Each entry below should be returned exactly as is, with the pictures removed.

=== Data extract ===

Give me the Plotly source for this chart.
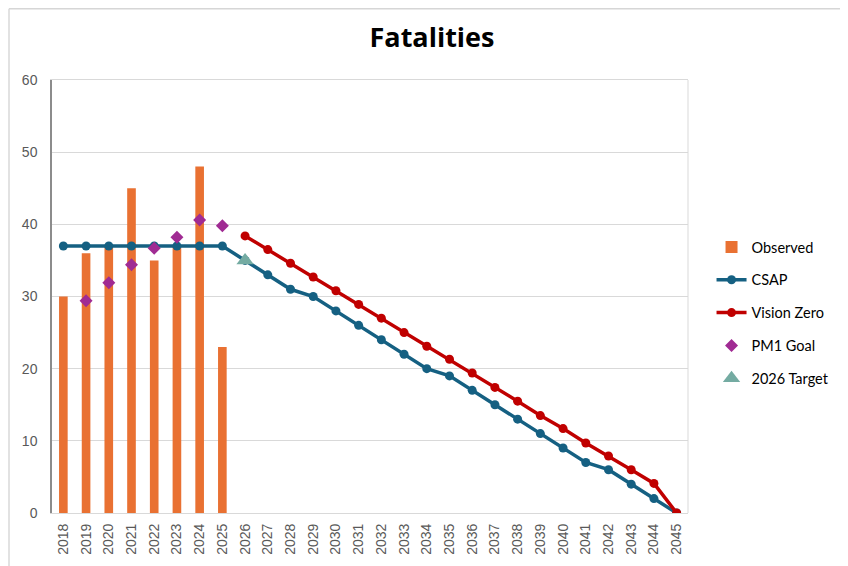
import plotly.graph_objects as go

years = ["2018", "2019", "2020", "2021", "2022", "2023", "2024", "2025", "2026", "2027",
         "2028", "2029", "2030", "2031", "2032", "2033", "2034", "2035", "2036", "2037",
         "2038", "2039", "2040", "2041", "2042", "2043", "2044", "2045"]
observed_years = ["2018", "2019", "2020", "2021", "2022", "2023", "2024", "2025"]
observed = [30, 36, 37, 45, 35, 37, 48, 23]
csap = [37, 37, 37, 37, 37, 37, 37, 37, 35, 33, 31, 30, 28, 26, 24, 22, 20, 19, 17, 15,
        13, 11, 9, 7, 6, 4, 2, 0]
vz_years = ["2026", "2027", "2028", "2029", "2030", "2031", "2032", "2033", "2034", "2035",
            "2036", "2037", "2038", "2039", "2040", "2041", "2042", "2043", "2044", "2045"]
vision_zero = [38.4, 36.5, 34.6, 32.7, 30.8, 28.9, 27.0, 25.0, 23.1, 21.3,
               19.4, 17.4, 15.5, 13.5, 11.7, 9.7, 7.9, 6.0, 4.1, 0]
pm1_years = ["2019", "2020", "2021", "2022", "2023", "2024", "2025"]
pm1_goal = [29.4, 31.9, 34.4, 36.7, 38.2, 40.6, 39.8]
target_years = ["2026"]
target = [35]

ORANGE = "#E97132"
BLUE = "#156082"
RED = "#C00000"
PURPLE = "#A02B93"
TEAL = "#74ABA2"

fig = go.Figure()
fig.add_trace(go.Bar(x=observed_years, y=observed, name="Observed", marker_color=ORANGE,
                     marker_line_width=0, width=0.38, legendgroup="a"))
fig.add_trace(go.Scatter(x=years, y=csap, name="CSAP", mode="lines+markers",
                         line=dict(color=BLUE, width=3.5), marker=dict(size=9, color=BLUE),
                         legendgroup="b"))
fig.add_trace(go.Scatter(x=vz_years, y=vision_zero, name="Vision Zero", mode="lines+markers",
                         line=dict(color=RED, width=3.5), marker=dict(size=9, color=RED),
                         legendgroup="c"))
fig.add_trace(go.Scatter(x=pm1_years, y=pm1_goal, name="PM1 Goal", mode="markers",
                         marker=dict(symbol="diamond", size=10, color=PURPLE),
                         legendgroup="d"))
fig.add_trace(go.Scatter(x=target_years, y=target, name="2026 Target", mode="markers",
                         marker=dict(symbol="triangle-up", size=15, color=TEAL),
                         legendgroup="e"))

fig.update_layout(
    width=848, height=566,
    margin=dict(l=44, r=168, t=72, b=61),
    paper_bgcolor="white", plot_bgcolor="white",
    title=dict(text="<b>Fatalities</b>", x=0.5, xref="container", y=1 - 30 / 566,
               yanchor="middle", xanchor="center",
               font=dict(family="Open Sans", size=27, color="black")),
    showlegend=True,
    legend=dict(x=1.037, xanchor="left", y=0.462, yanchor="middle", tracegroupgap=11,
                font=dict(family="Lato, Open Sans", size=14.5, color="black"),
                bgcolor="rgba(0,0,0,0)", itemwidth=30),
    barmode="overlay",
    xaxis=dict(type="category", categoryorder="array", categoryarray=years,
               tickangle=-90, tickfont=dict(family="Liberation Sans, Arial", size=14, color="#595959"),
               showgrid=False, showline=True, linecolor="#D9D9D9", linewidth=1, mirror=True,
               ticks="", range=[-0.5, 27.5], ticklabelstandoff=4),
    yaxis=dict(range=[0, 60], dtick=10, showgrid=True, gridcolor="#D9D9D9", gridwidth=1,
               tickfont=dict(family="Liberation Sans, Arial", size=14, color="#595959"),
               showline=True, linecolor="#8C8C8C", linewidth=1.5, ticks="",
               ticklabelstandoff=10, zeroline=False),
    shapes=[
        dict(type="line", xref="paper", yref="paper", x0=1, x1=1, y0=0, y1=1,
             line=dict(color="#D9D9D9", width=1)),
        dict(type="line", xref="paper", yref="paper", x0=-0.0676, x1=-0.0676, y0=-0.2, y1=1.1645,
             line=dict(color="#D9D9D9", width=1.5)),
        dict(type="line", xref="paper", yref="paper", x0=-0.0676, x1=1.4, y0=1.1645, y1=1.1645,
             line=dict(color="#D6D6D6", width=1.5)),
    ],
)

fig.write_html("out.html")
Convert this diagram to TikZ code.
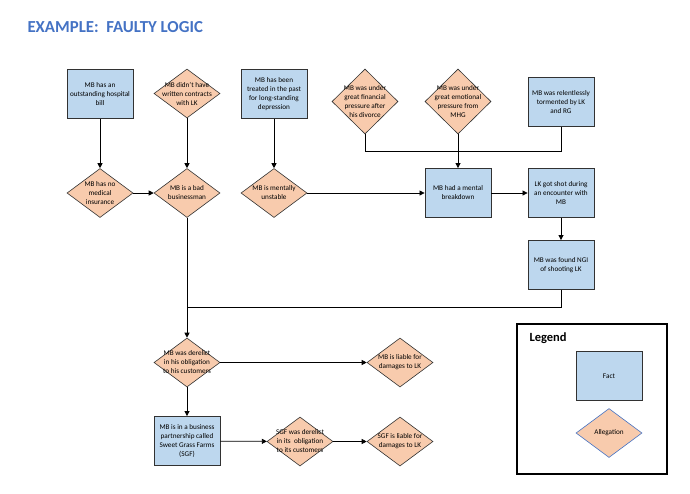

===

> [Answer to the task]
Give me the Plotly source for this chart.
import plotly.graph_objects as go

years = ["2018", "2019", "2020", "2021", "2022", "2023", "2024", "2025", "2026", "2027",
         "2028", "2029", "2030", "2031", "2032", "2033", "2034", "2035", "2036", "2037",
         "2038", "2039", "2040", "2041", "2042", "2043", "2044", "2045"]
observed_years = ["2018", "2019", "2020", "2021", "2022", "2023", "2024", "2025"]
observed = [30, 36, 37, 45, 35, 37, 48, 23]
csap = [37, 37, 37, 37, 37, 37, 37, 37, 35, 33, 31, 30, 28, 26, 24, 22, 20, 19, 17, 15,
        13, 11, 9, 7, 6, 4, 2, 0]
vz_years = ["2026", "2027", "2028", "2029", "2030", "2031", "2032", "2033", "2034", "2035",
            "2036", "2037", "2038", "2039", "2040", "2041", "2042", "2043", "2044", "2045"]
vision_zero = [38.4, 36.5, 34.6, 32.7, 30.8, 28.9, 27.0, 25.0, 23.1, 21.3,
               19.4, 17.4, 15.5, 13.5, 11.7, 9.7, 7.9, 6.0, 4.1, 0]
pm1_years = ["2019", "2020", "2021", "2022", "2023", "2024", "2025"]
pm1_goal = [29.4, 31.9, 34.4, 36.7, 38.2, 40.6, 39.8]
target_years = ["2026"]
target = [35]

ORANGE = "#E97132"
BLUE = "#156082"
RED = "#C00000"
PURPLE = "#A02B93"
TEAL = "#74ABA2"

fig = go.Figure()
fig.add_trace(go.Bar(x=observed_years, y=observed, name="Observed", marker_color=ORANGE,
                     marker_line_width=0, width=0.38, legendgroup="a"))
fig.add_trace(go.Scatter(x=years, y=csap, name="CSAP", mode="lines+markers",
                         line=dict(color=BLUE, width=3.5), marker=dict(size=9, color=BLUE),
                         legendgroup="b"))
fig.add_trace(go.Scatter(x=vz_years, y=vision_zero, name="Vision Zero", mode="lines+markers",
                         line=dict(color=RED, width=3.5), marker=dict(size=9, color=RED),
                         legendgroup="c"))
fig.add_trace(go.Scatter(x=pm1_years, y=pm1_goal, name="PM1 Goal", mode="markers",
                         marker=dict(symbol="diamond", size=10, color=PURPLE),
                         legendgroup="d"))
fig.add_trace(go.Scatter(x=target_years, y=target, name="2026 Target", mode="markers",
                         marker=dict(symbol="triangle-up", size=15, color=TEAL),
                         legendgroup="e"))

fig.update_layout(
    width=848, height=566,
    margin=dict(l=44, r=168, t=72, b=61),
    paper_bgcolor="white", plot_bgcolor="white",
    title=dict(text="<b>Fatalities</b>", x=0.5, xref="container", y=1 - 30 / 566,
               yanchor="middle", xanchor="center",
               font=dict(family="Open Sans", size=27, color="black")),
    showlegend=True,
    legend=dict(x=1.037, xanchor="left", y=0.462, yanchor="middle", tracegroupgap=11,
                font=dict(family="Lato, Open Sans", size=14.5, color="black"),
                bgcolor="rgba(0,0,0,0)", itemwidth=30),
    barmode="overlay",
    xaxis=dict(type="category", categoryorder="array", categoryarray=years,
               tickangle=-90, tickfont=dict(family="Liberation Sans, Arial", size=14, color="#595959"),
               showgrid=False, showline=True, linecolor="#D9D9D9", linewidth=1, mirror=True,
               ticks="", range=[-0.5, 27.5], ticklabelstandoff=4),
    yaxis=dict(range=[0, 60], dtick=10, showgrid=True, gridcolor="#D9D9D9", gridwidth=1,
               tickfont=dict(family="Liberation Sans, Arial", size=14, color="#595959"),
               showline=True, linecolor="#8C8C8C", linewidth=1.5, ticks="",
               ticklabelstandoff=10, zeroline=False),
    shapes=[
        dict(type="line", xref="paper", yref="paper", x0=1, x1=1, y0=0, y1=1,
             line=dict(color="#D9D9D9", width=1)),
        dict(type="line", xref="paper", yref="paper", x0=-0.0676, x1=-0.0676, y0=-0.2, y1=1.1645,
             line=dict(color="#D9D9D9", width=1.5)),
        dict(type="line", xref="paper", yref="paper", x0=-0.0676, x1=1.4, y0=1.1645, y1=1.1645,
             line=dict(color="#D6D6D6", width=1.5)),
    ],
)

fig.write_html("out.html")
Convert this diagram to TikZ code.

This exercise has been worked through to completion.